» What the exercise asks
Up to and including the line with "showlegend=False, **kw))", write out the listing from its first line, minus the pictures.

::: Given information :::

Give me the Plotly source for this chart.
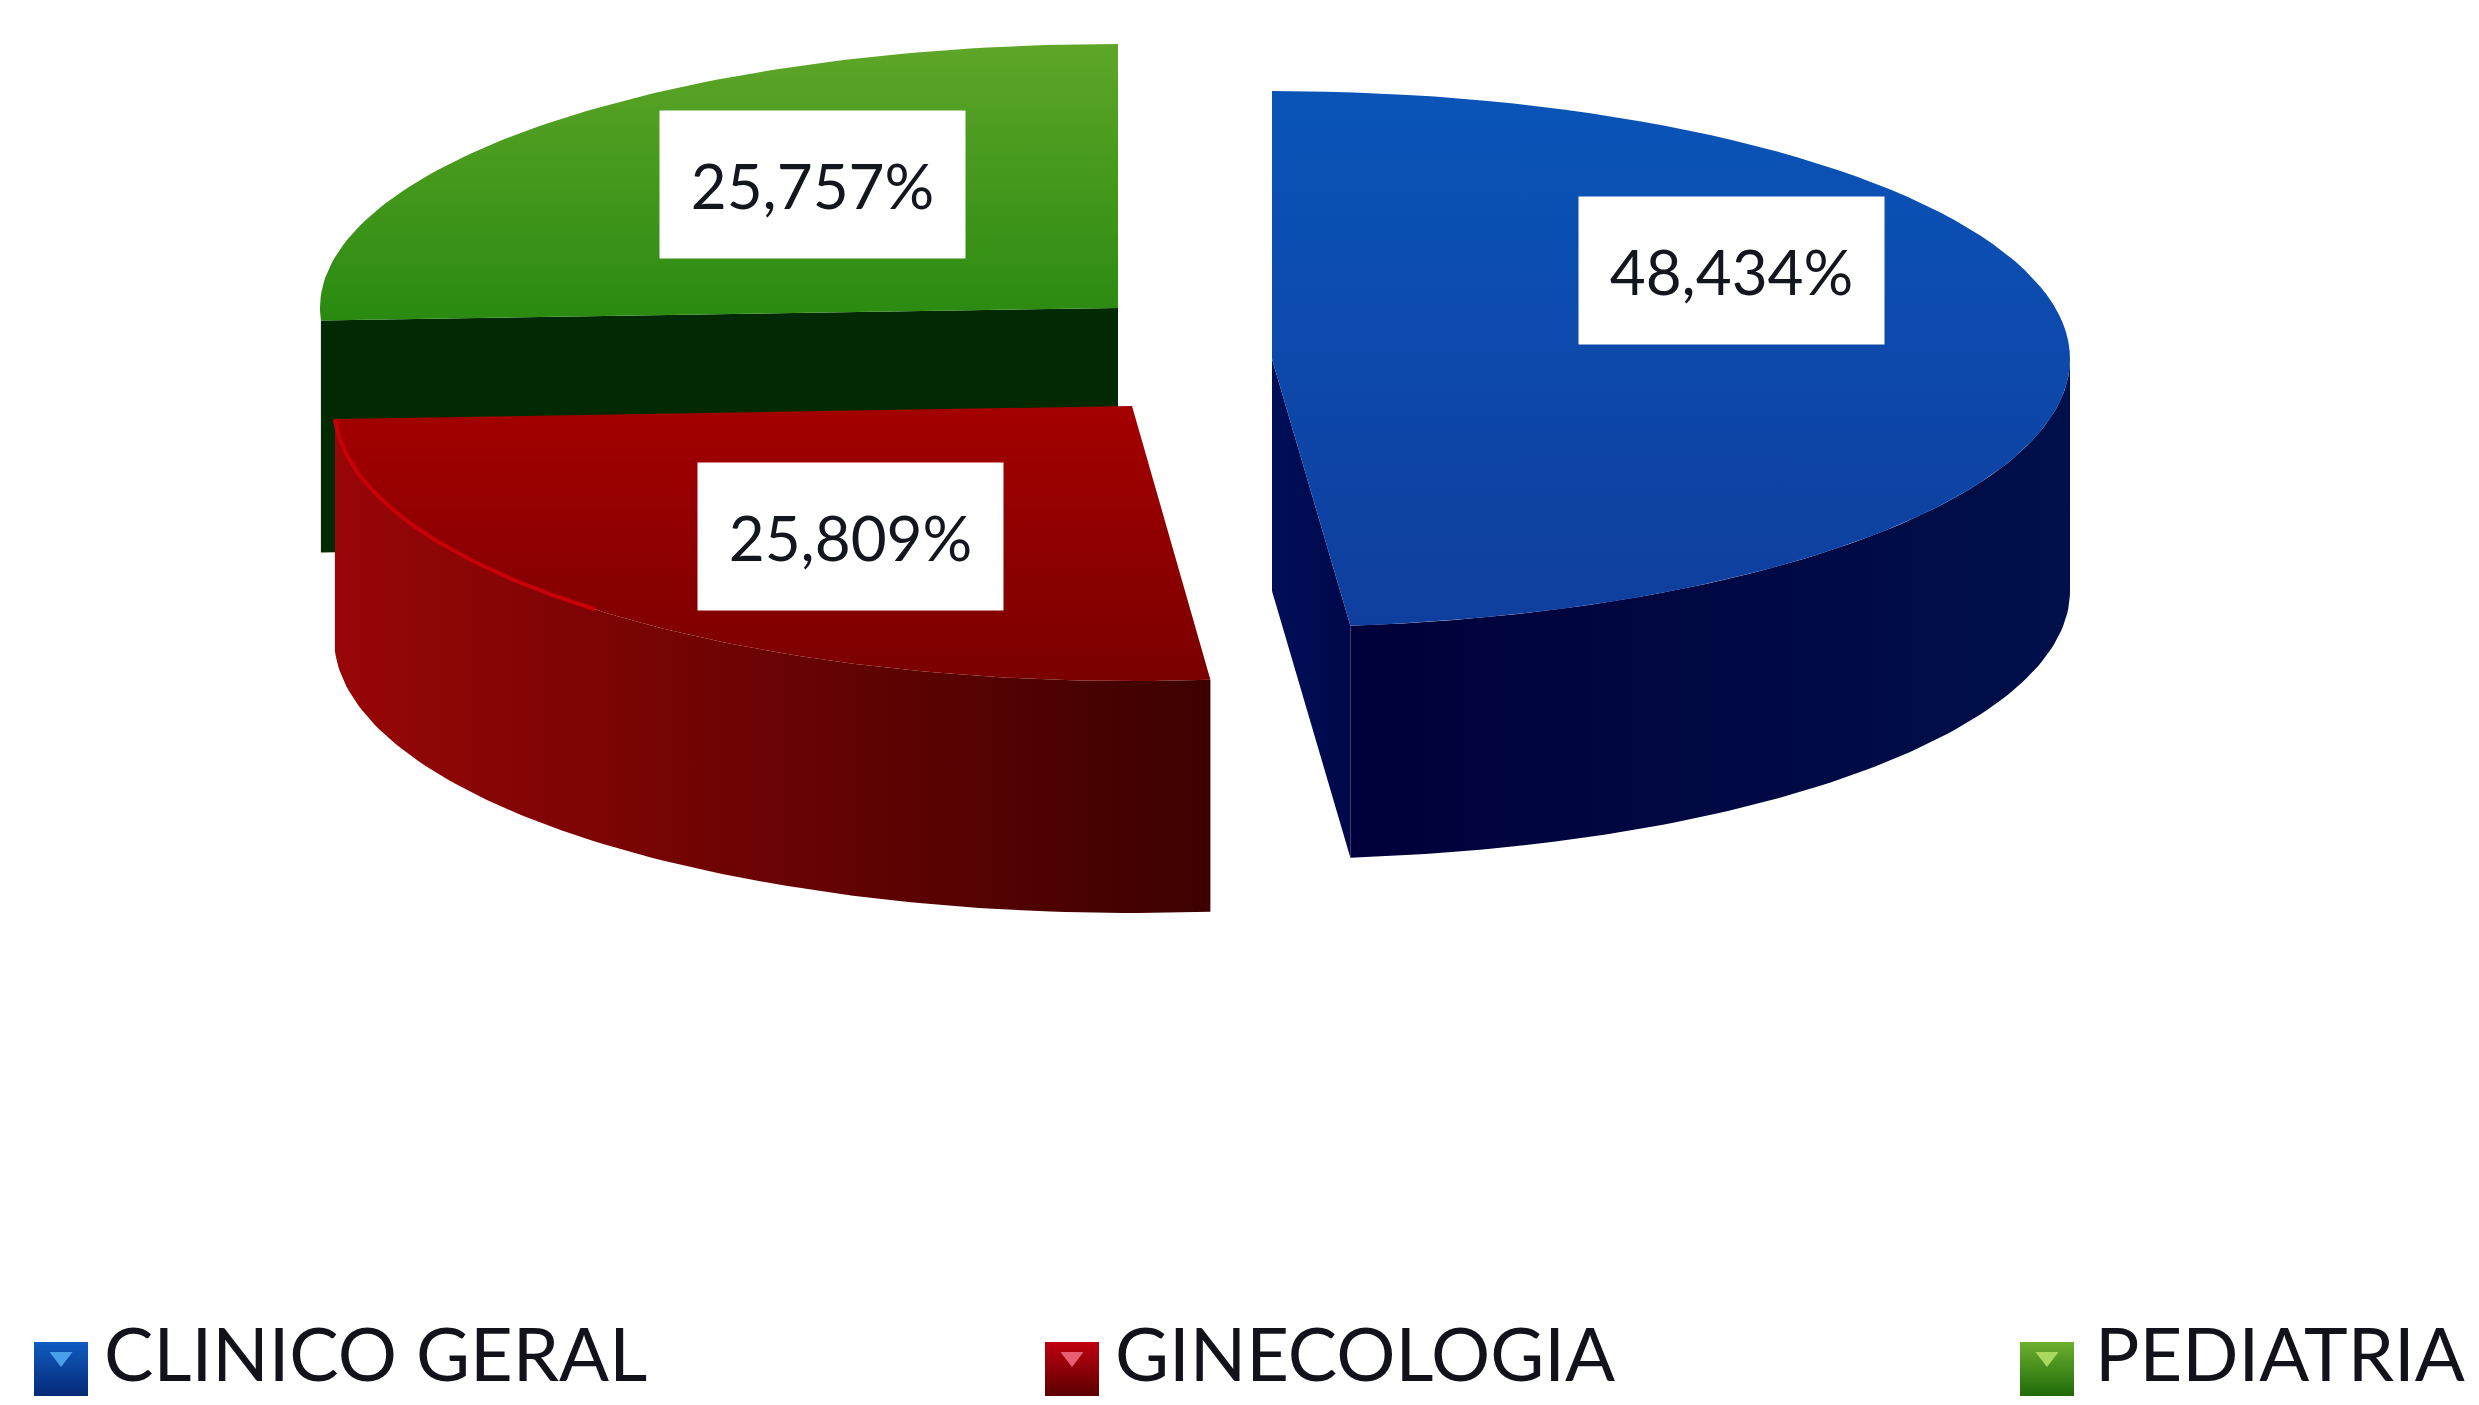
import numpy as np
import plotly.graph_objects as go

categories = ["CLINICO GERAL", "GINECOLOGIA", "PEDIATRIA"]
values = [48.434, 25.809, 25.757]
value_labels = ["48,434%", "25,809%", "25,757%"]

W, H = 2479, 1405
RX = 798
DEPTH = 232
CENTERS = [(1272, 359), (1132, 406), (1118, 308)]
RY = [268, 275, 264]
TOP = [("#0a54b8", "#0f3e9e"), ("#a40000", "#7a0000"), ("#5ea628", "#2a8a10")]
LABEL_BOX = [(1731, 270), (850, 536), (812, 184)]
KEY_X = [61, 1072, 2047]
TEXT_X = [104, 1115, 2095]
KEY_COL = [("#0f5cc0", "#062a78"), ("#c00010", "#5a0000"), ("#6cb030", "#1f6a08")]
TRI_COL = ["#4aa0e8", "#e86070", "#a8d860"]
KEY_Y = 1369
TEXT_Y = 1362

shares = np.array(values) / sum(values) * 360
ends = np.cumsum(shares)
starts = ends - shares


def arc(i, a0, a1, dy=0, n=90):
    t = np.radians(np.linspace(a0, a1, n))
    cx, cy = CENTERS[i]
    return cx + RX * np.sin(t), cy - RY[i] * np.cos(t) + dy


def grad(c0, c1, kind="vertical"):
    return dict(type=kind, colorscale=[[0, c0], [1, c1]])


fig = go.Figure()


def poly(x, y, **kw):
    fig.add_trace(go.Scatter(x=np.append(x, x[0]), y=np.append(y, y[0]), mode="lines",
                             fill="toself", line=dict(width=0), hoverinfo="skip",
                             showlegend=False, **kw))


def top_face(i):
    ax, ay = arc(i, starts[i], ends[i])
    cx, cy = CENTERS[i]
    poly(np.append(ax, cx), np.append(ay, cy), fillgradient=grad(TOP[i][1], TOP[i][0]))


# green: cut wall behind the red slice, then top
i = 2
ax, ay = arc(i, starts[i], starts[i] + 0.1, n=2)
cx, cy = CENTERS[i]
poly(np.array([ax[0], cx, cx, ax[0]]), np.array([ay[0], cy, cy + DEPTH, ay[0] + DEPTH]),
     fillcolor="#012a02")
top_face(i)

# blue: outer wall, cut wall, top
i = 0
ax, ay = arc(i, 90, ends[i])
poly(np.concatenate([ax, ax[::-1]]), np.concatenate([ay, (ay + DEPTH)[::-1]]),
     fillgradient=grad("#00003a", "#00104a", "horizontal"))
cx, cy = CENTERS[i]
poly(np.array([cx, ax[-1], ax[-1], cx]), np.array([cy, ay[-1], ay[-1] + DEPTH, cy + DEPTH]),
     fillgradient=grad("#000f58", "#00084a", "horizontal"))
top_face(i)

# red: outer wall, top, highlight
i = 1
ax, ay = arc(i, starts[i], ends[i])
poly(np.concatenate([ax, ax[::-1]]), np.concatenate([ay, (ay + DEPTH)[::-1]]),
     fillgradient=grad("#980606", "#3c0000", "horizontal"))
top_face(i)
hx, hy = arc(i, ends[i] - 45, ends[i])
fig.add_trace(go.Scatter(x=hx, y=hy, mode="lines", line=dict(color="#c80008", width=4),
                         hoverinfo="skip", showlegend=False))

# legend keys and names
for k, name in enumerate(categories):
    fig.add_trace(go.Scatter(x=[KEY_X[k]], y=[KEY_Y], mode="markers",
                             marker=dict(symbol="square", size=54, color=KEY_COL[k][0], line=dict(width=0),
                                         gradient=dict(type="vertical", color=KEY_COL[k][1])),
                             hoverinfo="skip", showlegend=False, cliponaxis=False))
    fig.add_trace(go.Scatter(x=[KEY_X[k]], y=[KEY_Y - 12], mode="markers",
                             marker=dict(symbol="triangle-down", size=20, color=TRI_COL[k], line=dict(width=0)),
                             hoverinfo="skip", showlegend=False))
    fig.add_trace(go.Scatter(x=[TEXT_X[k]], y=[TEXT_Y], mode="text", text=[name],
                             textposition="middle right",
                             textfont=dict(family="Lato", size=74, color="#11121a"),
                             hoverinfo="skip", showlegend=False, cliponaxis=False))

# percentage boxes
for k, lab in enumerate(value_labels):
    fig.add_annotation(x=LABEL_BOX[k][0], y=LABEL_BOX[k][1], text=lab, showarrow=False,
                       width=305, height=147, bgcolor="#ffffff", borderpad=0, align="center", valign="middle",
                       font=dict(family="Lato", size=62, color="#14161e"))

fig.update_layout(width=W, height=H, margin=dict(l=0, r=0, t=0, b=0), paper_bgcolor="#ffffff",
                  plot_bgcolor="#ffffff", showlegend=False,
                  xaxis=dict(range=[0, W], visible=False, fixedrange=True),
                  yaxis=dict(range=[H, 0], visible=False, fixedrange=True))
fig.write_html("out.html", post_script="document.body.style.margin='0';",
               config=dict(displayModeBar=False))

:::

» Output of the exercise
Give me the Plotly source for this chart.
import numpy as np
import plotly.graph_objects as go

categories = ["CLINICO GERAL", "GINECOLOGIA", "PEDIATRIA"]
values = [48.434, 25.809, 25.757]
value_labels = ["48,434%", "25,809%", "25,757%"]

W, H = 2479, 1405
RX = 798
DEPTH = 232
CENTERS = [(1272, 359), (1132, 406), (1118, 308)]
RY = [268, 275, 264]
TOP = [("#0a54b8", "#0f3e9e"), ("#a40000", "#7a0000"), ("#5ea628", "#2a8a10")]
LABEL_BOX = [(1731, 270), (850, 536), (812, 184)]
KEY_X = [61, 1072, 2047]
TEXT_X = [104, 1115, 2095]
KEY_COL = [("#0f5cc0", "#062a78"), ("#c00010", "#5a0000"), ("#6cb030", "#1f6a08")]
TRI_COL = ["#4aa0e8", "#e86070", "#a8d860"]
KEY_Y = 1369
TEXT_Y = 1362

shares = np.array(values) / sum(values) * 360
ends = np.cumsum(shares)
starts = ends - shares


def arc(i, a0, a1, dy=0, n=90):
    t = np.radians(np.linspace(a0, a1, n))
    cx, cy = CENTERS[i]
    return cx + RX * np.sin(t), cy - RY[i] * np.cos(t) + dy


def grad(c0, c1, kind="vertical"):
    return dict(type=kind, colorscale=[[0, c0], [1, c1]])


fig = go.Figure()


def poly(x, y, **kw):
    fig.add_trace(go.Scatter(x=np.append(x, x[0]), y=np.append(y, y[0]), mode="lines",
                             fill="toself", line=dict(width=0), hoverinfo="skip",
                             showlegend=False, **kw))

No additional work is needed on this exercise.